» **Goal of the exercise**:
Your task is to retype, word for word, the lines from the start of the data through the line holding "anchor=center, xshift=1.74cm, minimum". Do not include the pictures.

begin Provided material

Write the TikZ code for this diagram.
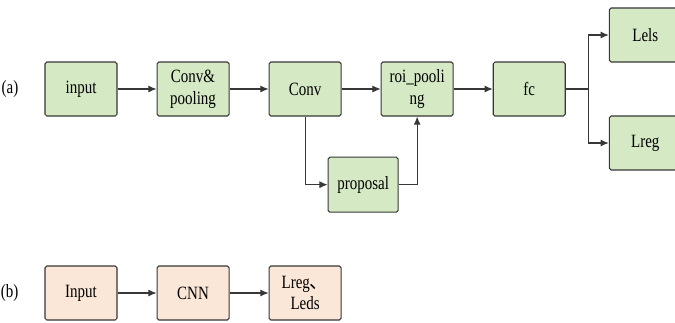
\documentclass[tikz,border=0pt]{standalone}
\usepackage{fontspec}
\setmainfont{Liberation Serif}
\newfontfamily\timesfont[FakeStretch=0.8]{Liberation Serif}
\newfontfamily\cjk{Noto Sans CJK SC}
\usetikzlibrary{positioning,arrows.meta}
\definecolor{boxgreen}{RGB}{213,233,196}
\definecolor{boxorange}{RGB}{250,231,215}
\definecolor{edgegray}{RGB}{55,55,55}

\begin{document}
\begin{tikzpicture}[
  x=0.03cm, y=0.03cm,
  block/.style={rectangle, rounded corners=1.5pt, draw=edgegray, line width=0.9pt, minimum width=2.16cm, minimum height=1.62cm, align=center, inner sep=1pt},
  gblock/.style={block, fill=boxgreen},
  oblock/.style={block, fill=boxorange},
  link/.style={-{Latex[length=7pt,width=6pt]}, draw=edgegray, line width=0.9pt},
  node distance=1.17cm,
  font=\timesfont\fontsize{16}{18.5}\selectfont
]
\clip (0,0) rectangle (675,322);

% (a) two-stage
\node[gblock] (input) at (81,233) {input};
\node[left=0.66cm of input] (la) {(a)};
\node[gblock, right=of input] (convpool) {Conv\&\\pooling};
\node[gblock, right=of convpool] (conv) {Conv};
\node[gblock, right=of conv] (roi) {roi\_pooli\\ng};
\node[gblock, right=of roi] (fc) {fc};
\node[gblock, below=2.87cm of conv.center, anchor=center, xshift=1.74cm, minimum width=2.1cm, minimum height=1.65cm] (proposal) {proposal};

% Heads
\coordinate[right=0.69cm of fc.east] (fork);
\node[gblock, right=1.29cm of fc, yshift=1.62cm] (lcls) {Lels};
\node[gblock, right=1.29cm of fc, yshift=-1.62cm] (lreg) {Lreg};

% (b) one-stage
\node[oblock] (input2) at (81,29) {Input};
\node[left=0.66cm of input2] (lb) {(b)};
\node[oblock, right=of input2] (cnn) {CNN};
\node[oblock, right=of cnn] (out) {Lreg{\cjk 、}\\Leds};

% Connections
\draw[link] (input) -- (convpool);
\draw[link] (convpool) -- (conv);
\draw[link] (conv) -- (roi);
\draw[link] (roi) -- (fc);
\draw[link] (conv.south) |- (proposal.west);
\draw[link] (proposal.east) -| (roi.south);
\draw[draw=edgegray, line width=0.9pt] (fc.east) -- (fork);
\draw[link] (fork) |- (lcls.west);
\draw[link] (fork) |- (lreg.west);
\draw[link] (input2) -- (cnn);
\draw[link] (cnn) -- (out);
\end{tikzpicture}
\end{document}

end Provided material

» **Result for this task**:
Write the TikZ code for this diagram.
\documentclass[tikz,border=0pt]{standalone}
\usepackage{fontspec}
\setmainfont{Liberation Serif}
\newfontfamily\timesfont[FakeStretch=0.8]{Liberation Serif}
\newfontfamily\cjk{Noto Sans CJK SC}
\usetikzlibrary{positioning,arrows.meta}
\definecolor{boxgreen}{RGB}{213,233,196}
\definecolor{boxorange}{RGB}{250,231,215}
\definecolor{edgegray}{RGB}{55,55,55}

\begin{document}
\begin{tikzpicture}[
  x=0.03cm, y=0.03cm,
  block/.style={rectangle, rounded corners=1.5pt, draw=edgegray, line width=0.9pt, minimum width=2.16cm, minimum height=1.62cm, align=center, inner sep=1pt},
  gblock/.style={block, fill=boxgreen},
  oblock/.style={block, fill=boxorange},
  link/.style={-{Latex[length=7pt,width=6pt]}, draw=edgegray, line width=0.9pt},
  node distance=1.17cm,
  font=\timesfont\fontsize{16}{18.5}\selectfont
]
\clip (0,0) rectangle (675,322);

% (a) two-stage
\node[gblock] (input) at (81,233) {input};
\node[left=0.66cm of input] (la) {(a)};
\node[gblock, right=of input] (convpool) {Conv\&\\pooling};
\node[gblock, right=of convpool] (conv) {Conv};
\node[gblock, right=of conv] (roi) {roi\_pooli\\ng};
\node[gblock, right=of roi] (fc) {fc};
\node[gblock, below=2.87cm of conv.center, anchor=center, xshift=1.74cm, minimum width=2.1cm, minimum height=1.65cm] (proposal) {proposal};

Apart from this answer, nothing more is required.